Napoléon : la Bérézina de Ridley Scott
Avant de décider d'aller voir l'alléchant Napoléon de Ridley Scott au cinéma, il est indispensable de savoir que le réalisateur a choisi de faire reposer le film en grande partie sur le personnage de Joséphine de Beauharnais, femme de Napoléon, Impératrice.
Si on apprend quelques éléments pas inintéressants sur leur relation, en premier lieu desquels, l'existence historique de Joséphine, son importance pour son mari et son influence sur ce dernier, il aurait alors fallu, en sincérité, appeler le film "Napoléon et Joséphine".
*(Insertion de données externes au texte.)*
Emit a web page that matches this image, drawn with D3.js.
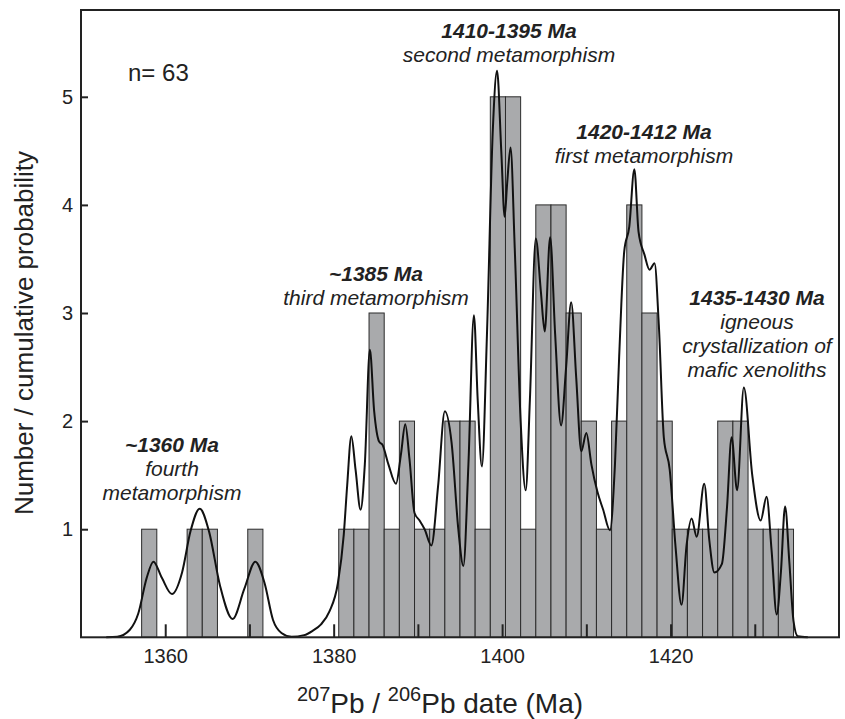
<!DOCTYPE html>
<html>
<head>
<meta charset="utf-8">
<script src="https://cdn.jsdelivr.net/npm/d3@7"></script>
<style>
  html, body { margin: 0; padding: 0; background: #fff; }
  svg { display: block; }
  text { font-family: "Liberation Sans", Arial, Helvetica, sans-serif; fill: #222; }
</style>
</head>
<body>
<svg id="chart" width="845" height="719"></svg>
<script>
// ---------- data ----------
const binStarts = [1357.2, 1362.6, 1364.4, 1369.8, 1380.6, 1382.4, 1384.2, 1386.0, 1387.8, 1389.6,
  1391.4, 1393.2, 1395.0, 1396.8, 1398.6, 1400.4, 1402.2, 1404.0, 1405.8, 1407.6,
  1409.4, 1411.2, 1413.0, 1414.8, 1416.6, 1418.4, 1420.2, 1422.0, 1423.8, 1425.6,
  1427.4, 1429.2, 1431.0, 1432.8];
const binCounts = [1, 1, 1, 1, 1, 1, 3, 1, 2, 1,
  1, 2, 2, 1, 5, 5, 1, 4, 4, 3,
  2, 1, 2, 4, 3, 2, 1, 1, 1, 2,
  2, 1, 1, 1];
const binWidth = 1.8;

// probability density curve (age Ma, value)
const curveAge = [1353.0, 1354.3, 1355.8, 1356.8, 1357.8, 1358.6, 1359.6, 1360.8, 1362.0, 1363.0,
  1364.1, 1365.2, 1366.5, 1368.0, 1369.4, 1370.7, 1371.8, 1372.8, 1373.8, 1375.0,
  1376.5, 1377.5, 1378.5, 1379.5, 1380.5, 1381.2, 1381.6, 1382.1, 1382.6, 1383.2,
  1383.7, 1384.3, 1384.8, 1385.4, 1385.8, 1386.5, 1387.4, 1388.0, 1388.5, 1389.0,
  1389.6, 1390.2, 1390.8, 1391.6, 1392.4, 1393.2, 1394.0, 1394.8, 1395.4, 1396.0,
  1396.65, 1397.1, 1397.6, 1398.2, 1398.9, 1399.4, 1399.9, 1400.3, 1400.6, 1401.0,
  1401.5, 1402.2, 1402.8, 1403.3, 1404.0, 1404.6, 1405.06, 1405.7, 1406.3, 1407.0,
  1407.6, 1408.2, 1408.8, 1409.4, 1410.0, 1410.6, 1411.3, 1412.0, 1412.8, 1413.4,
  1413.9, 1414.5, 1415.1, 1415.7, 1416.2, 1416.9, 1417.5, 1418.1, 1418.6, 1419.2,
  1419.9, 1420.6, 1421.3, 1421.9, 1422.5, 1423.1, 1424.0, 1424.6, 1425.2, 1426.1,
  1426.7, 1427.25, 1427.9, 1428.7, 1429.7, 1430.7, 1431.4, 1432.0, 1432.6, 1433.1,
  1433.6, 1434.1, 1434.6, 1435.1, 1436.3];
const curveValue = [0, 0.005, 0.07, 0.22, 0.55, 0.70, 0.55, 0.40, 0.60, 0.98,
  1.19, 0.98, 0.48, 0.17, 0.45, 0.70, 0.50, 0.16, 0.04, 0.005,
  0.02, 0.06, 0.12, 0.24, 0.50, 0.95, 1.40, 1.86, 1.55, 1.18,
  1.60, 2.66, 2.10, 1.81, 1.78, 1.60, 1.42, 1.70, 1.97, 1.65,
  1.15, 1.08, 1.00, 0.85, 1.40, 2.09, 1.80, 1.00, 0.66, 1.60,
  2.98, 2.20, 1.58, 2.80, 4.70, 5.24, 4.50, 3.89, 4.20, 4.53,
  3.60, 2.00, 1.36, 2.20, 3.69, 3.20, 2.83, 3.70, 2.80, 1.96,
  2.50, 3.10, 2.40, 1.72, 1.89, 1.60, 1.35, 1.18, 0.99, 1.60,
  2.60, 3.57, 3.80, 4.33, 3.75, 3.54, 3.40, 3.46, 2.90, 1.85,
  1.55, 0.83, 0.30, 0.85, 1.10, 0.93, 1.42, 0.90, 0.60, 0.68,
  1.20, 1.85, 1.36, 2.31, 1.50, 1.08, 1.30, 0.80, 0.21, 0.60,
  1.21, 0.70, 0.15, 0.01, 0];

const xTicks = [1360, 1370, 1380, 1390, 1400, 1410, 1420, 1430];
const xTickLabels = [1360, 1380, 1400, 1420];
const yTicks = [1, 2, 3, 4, 5];

const annotations = [
  { age: "1410-1395 Ma", desc: ["second metamorphism"], x: 509, y: 38 },
  { age: "1420-1412 Ma", desc: ["first metamorphism"], x: 644, y: 139 },
  { age: "~1385 Ma", desc: ["third metamorphism"], x: 376, y: 281 },
  { age: "1435-1430 Ma", desc: ["igneous", "crystallization of", "mafic xenoliths"], x: 757, y: 305 },
  { age: "~1360 Ma", desc: ["fourth", "metamorphism"], x: 172, y: 452 }
];

// ---------- layout ----------
const plotL = 81, plotR = 839, plotT = 10, plotB = 637.3;
const svg = d3.select("#chart");

const x = d3.scaleLinear().domain([1350, 1440]).range([plotL, plotR]);
const y = d3.scaleLinear().domain([0, 5.803]).range([plotB, plotT]);

// bars
const bars = binStarts.map((s, i) => ({ s, c: binCounts[i] }));
svg.append("g").selectAll("rect").data(bars).join("rect")
  .attr("x", d => x(d.s))
  .attr("y", d => y(d.c))
  .attr("width", d => x(d.s + binWidth) - x(d.s))
  .attr("height", d => y(0) - y(d.c))
  .attr("fill", "#a9aaac")
  .attr("stroke", "#2b2b2b")
  .attr("stroke-width", 1);

// curve
const pts = curveAge.map((a, i) => [a, curveValue[i]]);
svg.append("path")
  .datum(pts)
  .attr("fill", "none")
  .attr("stroke", "#111")
  .attr("stroke-width", 2)
  .attr("d", d3.line().x(d => x(d[0])).y(d => y(d[1])).curve(d3.curveMonotoneX));

// frame
svg.append("rect")
  .attr("x", plotL).attr("y", plotT)
  .attr("width", plotR - plotL).attr("height", plotB - plotT)
  .attr("fill", "none").attr("stroke", "#222").attr("stroke-width", 2);

// x axis ticks (inward)
const xAxis = d3.axisBottom(x).tickValues(xTicks).tickSizeInner(-13).tickSizeOuter(0)
  .tickFormat(d => xTickLabels.includes(d) ? String(d) : "").tickPadding(12);
const gx = svg.append("g").attr("transform", `translate(0,${plotB})`).call(xAxis);
gx.select(".domain").remove();
gx.selectAll(".tick line").attr("stroke", "#222").attr("stroke-width", 2);
gx.selectAll(".tick text").attr("font-size", 20).attr("fill", "#222")
  .attr("font-family", "Liberation Sans, Arial, sans-serif");

// y axis ticks (inward)
const yAxis = d3.axisLeft(y).tickValues(yTicks).tickFormat(d3.format("d"))
  .tickSizeInner(-7).tickSizeOuter(0).tickPadding(8);
const gy = svg.append("g").attr("transform", `translate(${plotL},0)`).call(yAxis);
gy.select(".domain").remove();
gy.selectAll(".tick line").attr("stroke", "#222").attr("stroke-width", 2);
gy.selectAll(".tick text").attr("font-size", 20).attr("fill", "#222")
  .attr("font-family", "Liberation Sans, Arial, sans-serif");

// n= 63
svg.append("text").attr("x", 128).attr("y", 81).attr("font-size", 24).text("n= 63");

// annotations
annotations.forEach(a => {
  const t = svg.append("text").attr("text-anchor", "middle").attr("font-size", 21);
  t.append("tspan").attr("x", a.x).attr("y", a.y)
    .attr("font-weight", "bold").attr("font-style", "italic").text(a.age);
  a.desc.forEach((line, i) => {
    t.append("tspan").attr("x", a.x).attr("y", a.y + 24 * (i + 1))
      .attr("font-style", "italic").text(line);
  });
});

// y axis title
svg.append("text")
  .attr("transform", "translate(33,333) rotate(-90)")
  .attr("text-anchor", "middle").attr("font-size", 26)
  .text("Number / cumulative probability");

// x axis title
const xt = svg.append("text").attr("x", 440).attr("y", 713).attr("text-anchor", "middle").attr("font-size", 28);
xt.append("tspan").attr("font-size", 20).attr("dy", -12).text("207");
xt.append("tspan").attr("dy", 12).text("Pb / ");
xt.append("tspan").attr("font-size", 20).attr("dy", -12).text("206");
xt.append("tspan").attr("dy", 12).text("Pb date (Ma)");
</script>
</body>
</html>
La moitié du film est en fait dédiée à cette relation conjugale pas spécialement intéressante. Cela laisse l'autre moitié du film pour raconter la stature historique, militaire et politique de Napoléon, et Ridley Scott le fait d'une manière étonnamment médiocre. Certains raccourcis historiques sont insultants pour l'intelligence, et pour le respect que l'on doit au matériau historique utilisé pour un biopic.
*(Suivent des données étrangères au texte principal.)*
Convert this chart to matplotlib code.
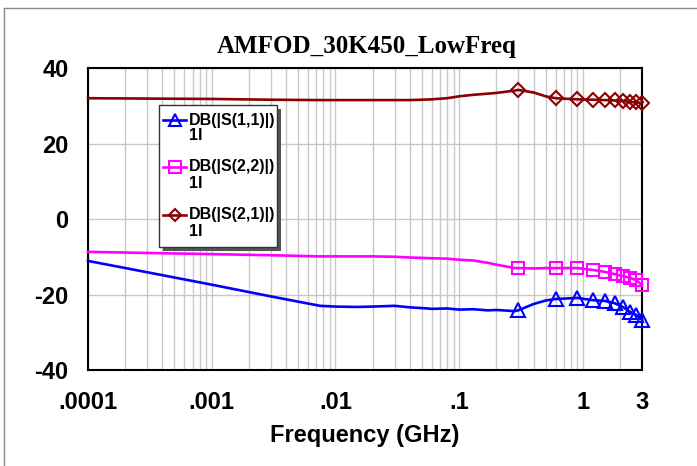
import numpy as np
import matplotlib
matplotlib.use("Agg")
import matplotlib.pyplot as plt
from matplotlib.lines import Line2D
from matplotlib.patches import Rectangle

# ---------------- data ----------------
freq = [1e-4, 3e-4, 1e-3, 3e-3, 7.5e-3, 0.01, 0.015, 0.02, 0.03, 0.04, 0.05,
        0.06, 0.08, 0.1, 0.13, 0.17, 0.2, 0.25, 0.28, 0.3, 0.4, 0.5, 0.6,
        0.9, 1.2, 1.5, 1.8, 2.1, 2.4, 2.7, 3.0]
s11 = [-11.1, -14.1, -17.4, -20.5, -23.0, -23.2, -23.3, -23.2, -23.0, -23.4,
       -23.6, -23.8, -23.7, -24.0, -23.9, -24.2, -24.1, -24.3, -24.4, -24.2,
       -22.5, -21.6, -21.2, -20.9, -21.5, -21.7, -22.3, -23.3, -24.6, -25.4,
       -26.7]
s22 = [-8.7, -9.0, -9.3, -9.6, -9.9, -9.9, -9.9, -9.9, -10.0, -10.2, -10.3,
       -10.4, -10.5, -10.8, -11.0, -11.6, -12.1, -12.7, -13.0, -13.0, -13.1,
       -13.0, -13.0, -13.0, -13.5, -14.0, -14.6, -15.1, -15.6, -16.2, -17.5]
s21 = [32.0, 31.9, 31.8, 31.6, 31.5, 31.5, 31.5, 31.5, 31.5, 31.5, 31.6,
       31.7, 32.0, 32.5, 32.9, 33.2, 33.4, 33.8, 34.0, 34.2, 33.5, 32.5, 32.0,
       31.7, 31.6, 31.5, 31.4, 31.3, 31.0, 30.9, 30.7]
marker_freqs = [0.3, 0.6, 0.9, 1.2, 1.5, 1.8, 2.1, 2.4, 2.7, 3.0]

series_names = ["DB(|S(1,1)|)", "DB(|S(2,2)|)", "DB(|S(2,1)|)"]
series_source = ["1I", "1I", "1I"]
series_colors = ["#0000FF", "#FF00FF", "#8B0000"]
series_markers = ["^", "s", "D"]
series_msize = [9.5, 9, 7]

xticks = [1e-4, 1e-3, 1e-2, 1e-1, 1, 3]
xticklabels = [".0001", ".001", ".01", ".1", "1", "3"]
yticks = [-40, -20, 0, 20, 40]
yticklabels = ["-40", "-20", "0", "20", "40"]

title = "AMFOD_30K450_LowFreq"
xlabel = "Frequency (GHz)"

# ---------------- figure ----------------
W, H = 697, 466
fig = plt.figure(figsize=(W / 100, H / 100), dpi=100)

def fx(px):
    return px / W

def fy(py):
    return 1 - py / H

left, right, top, bottom = 88, 642, 68, 370
ax = fig.add_axes([fx(left), fy(bottom), fx(right) - fx(left), fy(top) - fy(bottom)])

ax.set_xscale("log")
ax.set_xlim(1e-4, 3)
ax.set_ylim(-40, 40)

# grid
ax.set_xticks(xticks)
ax.set_xticklabels(xticklabels)
ax.xaxis.set_minor_locator(matplotlib.ticker.LogLocator(base=10, subs=np.arange(2, 10)))
ax.xaxis.set_minor_formatter(matplotlib.ticker.NullFormatter())
ax.set_yticks(yticks)
ax.set_yticklabels(yticklabels)
ax.grid(True, which="both", axis="x", color="#C8C8C8", lw=1.0)
ax.grid(True, which="major", axis="y", color="#C8C8C8", lw=1.0)
ax.set_axisbelow(True)
ax.tick_params(which="both", length=0)
ax.tick_params(axis="y", pad=14)
ax.tick_params(axis="x", pad=15)
for lab in ax.get_xticklabels() + ax.get_yticklabels():
    lab.set_fontfamily("Liberation Sans")
    lab.set_fontweight("bold")
    lab.set_fontsize(17)

for sp in ax.spines.values():
    sp.set_color("black")
    sp.set_linewidth(1.5)

freq_arr = np.array(freq)
mk_idx = [int(np.argmin(np.abs(freq_arr - m))) for m in marker_freqs]

for vals, c, m, ms in zip([s11, s22, s21], series_colors, series_markers, series_msize):
    ax.plot(freq, vals, color=c, lw=1.9, marker=m, markersize=ms,
            markerfacecolor="none", markeredgecolor=c, markeredgewidth=1.5,
            markevery=mk_idx, clip_on=False, zorder=3)

ax.set_xlabel(xlabel, fontfamily="Liberation Sans", fontweight="bold",
              fontsize=17, labelpad=7)
fig.text(fx(367), fy(47), title, fontfamily="Liberation Serif",
         fontweight="bold", fontsize=18, ha="center", va="center")

# ---------------- legend (manual) ----------------
lx0, lx1, ly0, ly1 = 159, 277, 105, 247
shadow = Rectangle((fx(lx0 + 4), fy(ly1 + 4)), fx(lx1) - fx(lx0), fy(ly0) - fy(ly1),
                   transform=fig.transFigure, facecolor="#555555", edgecolor="none",
                   zorder=10)
box = Rectangle((fx(lx0), fy(ly1)), fx(lx1) - fx(lx0), fy(ly0) - fy(ly1),
                transform=fig.transFigure, facecolor="white", edgecolor="#333333",
                lw=1.0, zorder=11)
fig.add_artist(shadow)
fig.add_artist(box)
entry_y = [120, 167, 215]
for name, src, c, m, ms, ey in zip(series_names, series_source, series_colors,
                                    series_markers, series_msize, entry_y):
    fig.add_artist(Line2D([fx(163), fx(186)], [fy(ey), fy(ey)], transform=fig.transFigure,
                          color=c, lw=1.9, zorder=12))
    fig.add_artist(Line2D([fx(174.5)], [fy(ey)], transform=fig.transFigure,
                          color=c, marker=m, markersize=ms * 0.9, markerfacecolor="none",
                          markeredgewidth=1.5, zorder=13))
    fig.text(fx(189), fy(ey), name, fontfamily="Liberation Sans", fontweight="bold",
             fontsize=11.5, ha="left", va="center", zorder=13)
    fig.text(fx(189), fy(ey + 16), src, fontfamily="Liberation Sans", fontweight="bold",
             fontsize=11.5, ha="left", va="center", zorder=13)

# outer frame (left and top edges)
fig.add_artist(Line2D([fx(4), fx(4)], [fy(8), 0], transform=fig.transFigure,
                      color="#888888", lw=1.0))
fig.add_artist(Line2D([fx(4), 1], [fy(8), fy(8)], transform=fig.transFigure,
                      color="#888888", lw=1.0))

fig.savefig("out.png", dpi=100)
L'ellipse entre la campagne de Russie de 1812 et la 1ère abdication en 1814, avec des dialogues établissant un lien direct entre cette abdication et la seule campagne de Russie - alors que 2 ans se sont entretemps écoulés et ont vu se dérouler les deux campagnes d'Allemagne et de France, et de nombreuses batailles - est à cet égard vraiment choquante. La "chute" de Robespierre au début du film l'est également - tant celle-ci ne s'est absolument pas passée de cette manière et est en l'espèce une caricature crasse et une contre-vérité historique.
La bataille d'Austerlitz, chef d’œuvre de stratégie militaire de Napoléon, est relatée d'une manière qui ne permet pas de comprendre et d’apprécier le génie militaire a l’œuvre. A l'inverse, la bataille de Waterloo bénéficie de trois fois plus de temps à l'écran et est relatée beaucoup plus en détail. Choix étrange du réalisateur, Waterloo étant moins intéressante qu'Austerlitz, du point de vue de la stratégie militaire. S'agirait-il d'un acte manqué du britannique Ridley Scott, qui aurait réalisé en cours de production être en train de faire un biopic sur l'ennemi juré des anglais, Napoléon ?
Sur le considérable héritage politique, législatif et institutionnel napoléonien, pas un mot n'y est consacré. L'héritage "boucher" du personnage est par contre lui clairement signifié - à raison.
Toujours est-il qu'aucun souffle épique ne traverse le film ; en conséquence, Joaquin Phoenix - Napoléon n'a pas le loisir d'une grande interprétation, et n'exprime donc pas grand-chose tout au long du film.
Mieux vaut éviter de valider et d'encourager ce genre d'entreprise, et ne pas aller voir ce film.